Now, in order to keep the firewall from filling up, I added yet another feature—the ability to periodically run a Lua function. So, elsewhere in the script I have:
alarm("60m") function alarm_handler() I_log("debug","Alarm clock"); if #blocked == 0 then I_log("debug","Alarm clock---snooze button!") return end local now = os.time() I_log("debug",string.format("About to remove blocks (%d left)",#blocked)) while #blocked > 0 do if now - blocked[1].when < 3600 then return end local ip = blocked[1].ip I_log("info","Removing IP block: " .. ip) blocked[ip] = nil table.remove(blocked,1) os.execute("iptables --table filter -D INPUT 1") end end
alarm()
informs the C code to call the function
alarm_handler()
every 60 minutes (if you give
alarm()
a numeric value, it takes that as a number of seconds
between calling the function, if a string, it expects a numeric value
followed immediately by “m” for minutes, “h” for hours (so I could have
specified “1h” in this case) and “d” for days). The function
alarm_handler()
then removes the blocks one at a time (once per
hour) which is long enough for the scanner to move on.

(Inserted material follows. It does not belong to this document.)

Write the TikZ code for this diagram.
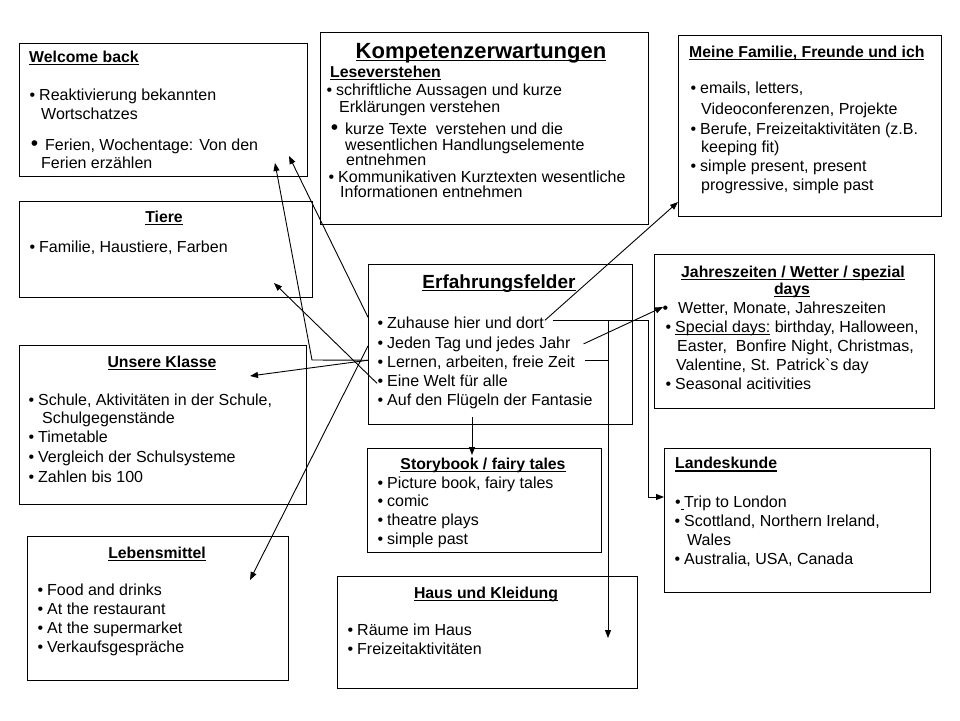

Now, you may have noticed this bit of odd code:
if blocked == nil then blocked = {} end
One feature of the C code is that if it receives a SIGUSR1
,
the Lua script will be reloaded. This is to ensure that if there is any
IP blocks defined, I don't lose
any when the script is reloaded (and yes, that is a handy feature—change
the Lua code a bit, and have the daemon reload the script without having to
restart the entire daemon).
Along those lines, if the C code receives a SIGHUP
, calls
the Lua function reload_signal()
, which allows the script the
ability to close and reopen any logfiles it might be using (thus being
compatible with the current syslogd
behavior) which is useful
for rotating the logs and what not.
I'm also running this on my own server (brevard.conman.org
,
which runs this blog) and also one of our monitoring servers at The Company
(this one not only runs Nagios, Cacti and
snmptrapd
, but all our routers send their syslog information to
this server). The Lua code I have running on the monitoring server not only
keeps logging in the same files as the old syslogd
(in the same
format as well), but also this little bit of code:
function check_ospf(msg) if msg.facility ~= 'local1' then return end if string.match(msg.msg,".*(OSPF%-5%-ADJCHG.*Neighbor Down).*") then send_emergency_email("sean@conman.org",msg) send_emergency_email("XXXXXXXXXXXXXXXXX",msg) elseif string.match(msg.msg,".*(OSPF%-5%-ADJCHG.*LOADING to FULL).*") then send_okay_email("sean@conman.org",msg) send_okay_email("XXXXXXXXXXXXXXXXX",msg) end end
If the routing on our network changes, I get email notification of the
event. I also have some code that processes the logs from Postfix. Postfix
generates “thin
entries,” five entries per email (from various subsystems) when what I
really want logged are “fat entries” (which summarize the status of the
email in one log line). So, I wrote some code to catch all five lines per
email, and then just log a one line summary, thus changing a bunch of “thin
entries” to one “fat entry” (what I really want to do is send all mail
related logs on all our servers to one central location, so we no longer
have to check two or three servers everytime one of our customers complains
about email being “too slow” but that's for another show
entry).
The Lua code on my personal server also does the Postfix “thin-to-fat” conversion, but it also logs the webserver status every hour (just because I can).
And if you're wondering why I've blathered on and on about a piece of code I've yet to release, it's because I've yet to write any documentation on the darned thing, and I figure this would be a decent first pass at some documentation. And maybe to gauge interest in the project.